**Dataset entries**:
"""

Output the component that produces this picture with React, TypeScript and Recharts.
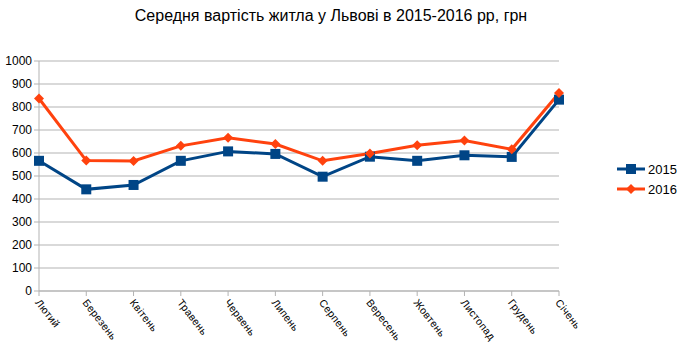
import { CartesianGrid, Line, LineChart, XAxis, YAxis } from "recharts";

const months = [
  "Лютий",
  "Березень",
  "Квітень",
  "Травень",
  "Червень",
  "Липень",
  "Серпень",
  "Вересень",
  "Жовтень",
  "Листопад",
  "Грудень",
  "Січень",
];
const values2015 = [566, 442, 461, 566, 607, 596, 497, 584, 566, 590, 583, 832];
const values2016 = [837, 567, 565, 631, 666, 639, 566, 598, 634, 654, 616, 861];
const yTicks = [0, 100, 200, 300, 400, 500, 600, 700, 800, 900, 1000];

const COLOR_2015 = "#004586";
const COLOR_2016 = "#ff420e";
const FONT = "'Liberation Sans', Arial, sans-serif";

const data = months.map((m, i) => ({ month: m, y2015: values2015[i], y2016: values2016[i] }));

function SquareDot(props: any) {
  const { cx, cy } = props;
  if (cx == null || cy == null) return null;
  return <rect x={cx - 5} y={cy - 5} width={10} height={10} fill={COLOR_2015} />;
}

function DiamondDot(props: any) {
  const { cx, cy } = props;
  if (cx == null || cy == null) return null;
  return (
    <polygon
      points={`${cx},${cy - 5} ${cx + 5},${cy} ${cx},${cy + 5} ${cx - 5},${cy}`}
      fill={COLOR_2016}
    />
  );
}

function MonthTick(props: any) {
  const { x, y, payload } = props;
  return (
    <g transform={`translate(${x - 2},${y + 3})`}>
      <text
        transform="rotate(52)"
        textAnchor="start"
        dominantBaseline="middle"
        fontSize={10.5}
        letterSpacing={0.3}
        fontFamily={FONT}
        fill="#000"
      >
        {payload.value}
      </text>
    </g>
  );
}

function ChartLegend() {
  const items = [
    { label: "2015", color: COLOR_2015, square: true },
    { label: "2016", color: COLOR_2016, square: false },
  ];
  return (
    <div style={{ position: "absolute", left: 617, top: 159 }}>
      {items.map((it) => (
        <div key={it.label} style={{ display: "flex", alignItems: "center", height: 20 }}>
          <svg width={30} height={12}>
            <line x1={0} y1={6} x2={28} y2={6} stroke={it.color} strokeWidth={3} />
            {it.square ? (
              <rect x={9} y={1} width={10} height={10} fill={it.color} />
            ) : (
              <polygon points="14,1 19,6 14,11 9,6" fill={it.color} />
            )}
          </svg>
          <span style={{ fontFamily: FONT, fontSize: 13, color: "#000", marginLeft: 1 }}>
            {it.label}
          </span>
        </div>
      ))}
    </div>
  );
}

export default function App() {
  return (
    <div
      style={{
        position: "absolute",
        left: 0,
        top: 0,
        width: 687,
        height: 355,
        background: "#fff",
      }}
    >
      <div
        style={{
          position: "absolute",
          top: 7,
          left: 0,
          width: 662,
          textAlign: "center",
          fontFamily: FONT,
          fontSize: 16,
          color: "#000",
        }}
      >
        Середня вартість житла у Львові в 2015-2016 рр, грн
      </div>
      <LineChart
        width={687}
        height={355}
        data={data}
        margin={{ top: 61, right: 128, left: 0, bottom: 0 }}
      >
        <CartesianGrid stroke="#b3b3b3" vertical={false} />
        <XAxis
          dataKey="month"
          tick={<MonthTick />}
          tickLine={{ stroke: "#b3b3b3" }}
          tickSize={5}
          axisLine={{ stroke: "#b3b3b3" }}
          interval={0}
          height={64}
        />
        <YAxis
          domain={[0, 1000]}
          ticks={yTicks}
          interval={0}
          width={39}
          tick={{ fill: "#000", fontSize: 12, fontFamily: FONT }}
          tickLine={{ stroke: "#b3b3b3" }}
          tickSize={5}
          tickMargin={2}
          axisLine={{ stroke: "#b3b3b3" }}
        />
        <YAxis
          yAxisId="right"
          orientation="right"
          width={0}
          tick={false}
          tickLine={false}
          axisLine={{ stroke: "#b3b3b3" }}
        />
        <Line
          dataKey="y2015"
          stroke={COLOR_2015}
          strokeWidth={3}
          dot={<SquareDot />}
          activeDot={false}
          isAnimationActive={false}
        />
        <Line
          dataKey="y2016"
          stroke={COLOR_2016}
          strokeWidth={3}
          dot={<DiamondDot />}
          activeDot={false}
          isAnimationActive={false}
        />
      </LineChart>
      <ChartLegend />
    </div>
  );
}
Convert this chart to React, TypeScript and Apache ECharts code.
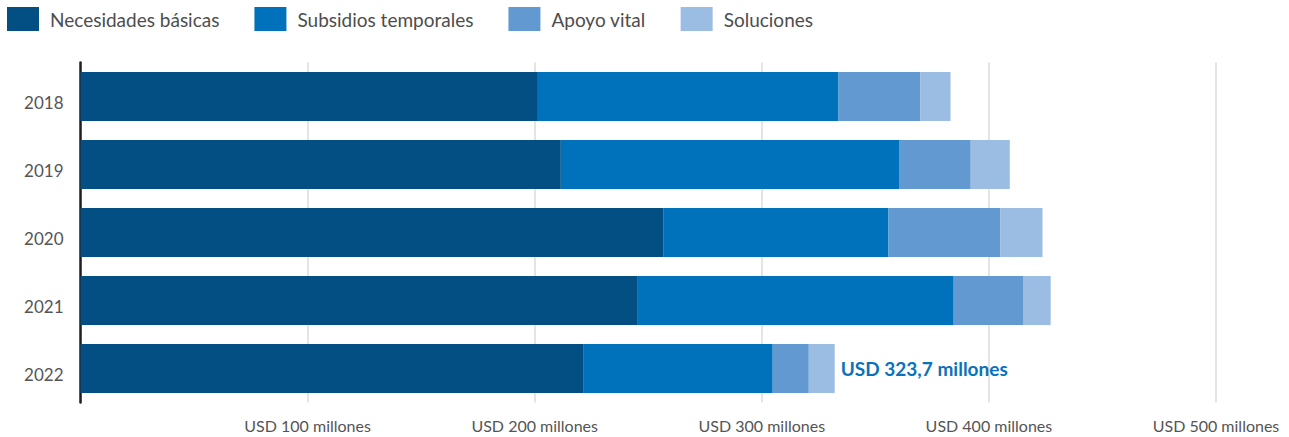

"""

**Task to carry out**:
Copy every line of the data exactly as written, excluding the pictures.

**Response to the exercise**:
Output the component that produces this picture with React, TypeScript and Recharts.
import { CartesianGrid, Line, LineChart, XAxis, YAxis } from "recharts";

const months = [
  "Лютий",
  "Березень",
  "Квітень",
  "Травень",
  "Червень",
  "Липень",
  "Серпень",
  "Вересень",
  "Жовтень",
  "Листопад",
  "Грудень",
  "Січень",
];
const values2015 = [566, 442, 461, 566, 607, 596, 497, 584, 566, 590, 583, 832];
const values2016 = [837, 567, 565, 631, 666, 639, 566, 598, 634, 654, 616, 861];
const yTicks = [0, 100, 200, 300, 400, 500, 600, 700, 800, 900, 1000];

const COLOR_2015 = "#004586";
const COLOR_2016 = "#ff420e";
const FONT = "'Liberation Sans', Arial, sans-serif";

const data = months.map((m, i) => ({ month: m, y2015: values2015[i], y2016: values2016[i] }));

function SquareDot(props: any) {
  const { cx, cy } = props;
  if (cx == null || cy == null) return null;
  return <rect x={cx - 5} y={cy - 5} width={10} height={10} fill={COLOR_2015} />;
}

function DiamondDot(props: any) {
  const { cx, cy } = props;
  if (cx == null || cy == null) return null;
  return (
    <polygon
      points={`${cx},${cy - 5} ${cx + 5},${cy} ${cx},${cy + 5} ${cx - 5},${cy}`}
      fill={COLOR_2016}
    />
  );
}

function MonthTick(props: any) {
  const { x, y, payload } = props;
  return (
    <g transform={`translate(${x - 2},${y + 3})`}>
      <text
        transform="rotate(52)"
        textAnchor="start"
        dominantBaseline="middle"
        fontSize={10.5}
        letterSpacing={0.3}
        fontFamily={FONT}
        fill="#000"
      >
        {payload.value}
      </text>
    </g>
  );
}

function ChartLegend() {
  const items = [
    { label: "2015", color: COLOR_2015, square: true },
    { label: "2016", color: COLOR_2016, square: false },
  ];
  return (
    <div style={{ position: "absolute", left: 617, top: 159 }}>
      {items.map((it) => (
        <div key={it.label} style={{ display: "flex", alignItems: "center", height: 20 }}>
          <svg width={30} height={12}>
            <line x1={0} y1={6} x2={28} y2={6} stroke={it.color} strokeWidth={3} />
            {it.square ? (
              <rect x={9} y={1} width={10} height={10} fill={it.color} />
            ) : (
              <polygon points="14,1 19,6 14,11 9,6" fill={it.color} />
            )}
          </svg>
          <span style={{ fontFamily: FONT, fontSize: 13, color: "#000", marginLeft: 1 }}>
            {it.label}
          </span>
        </div>
      ))}
    </div>
  );
}

export default function App() {
  return (
    <div
      style={{
        position: "absolute",
        left: 0,
        top: 0,
        width: 687,
        height: 355,
        background: "#fff",
      }}
    >
      <div
        style={{
          position: "absolute",
          top: 7,
          left: 0,
          width: 662,
          textAlign: "center",
          fontFamily: FONT,
          fontSize: 16,
          color: "#000",
        }}
      >
        Середня вартість житла у Львові в 2015-2016 рр, грн
      </div>
      <LineChart
        width={687}
        height={355}
        data={data}
        margin={{ top: 61, right: 128, left: 0, bottom: 0 }}
      >
        <CartesianGrid stroke="#b3b3b3" vertical={false} />
        <XAxis
          dataKey="month"
          tick={<MonthTick />}
          tickLine={{ stroke: "#b3b3b3" }}
          tickSize={5}
          axisLine={{ stroke: "#b3b3b3" }}
          interval={0}
          height={64}
        />
        <YAxis
          domain={[0, 1000]}
          ticks={yTicks}
          interval={0}
          width={39}
          tick={{ fill: "#000", fontSize: 12, fontFamily: FONT }}
          tickLine={{ stroke: "#b3b3b3" }}
          tickSize={5}
          tickMargin={2}
          axisLine={{ stroke: "#b3b3b3" }}
        />
        <YAxis
          yAxisId="right"
          orientation="right"
          width={0}
          tick={false}
          tickLine={false}
          axisLine={{ stroke: "#b3b3b3" }}
        />
        <Line
          dataKey="y2015"
          stroke={COLOR_2015}
          strokeWidth={3}
          dot={<SquareDot />}
          activeDot={false}
          isAnimationActive={false}
        />
        <Line
          dataKey="y2016"
          stroke={COLOR_2016}
          strokeWidth={3}
          dot={<DiamondDot />}
          activeDot={false}
          isAnimationActive={false}
        />
      </LineChart>
      <ChartLegend />
    </div>
  );
}
Convert this chart to React, TypeScript and Apache ECharts code.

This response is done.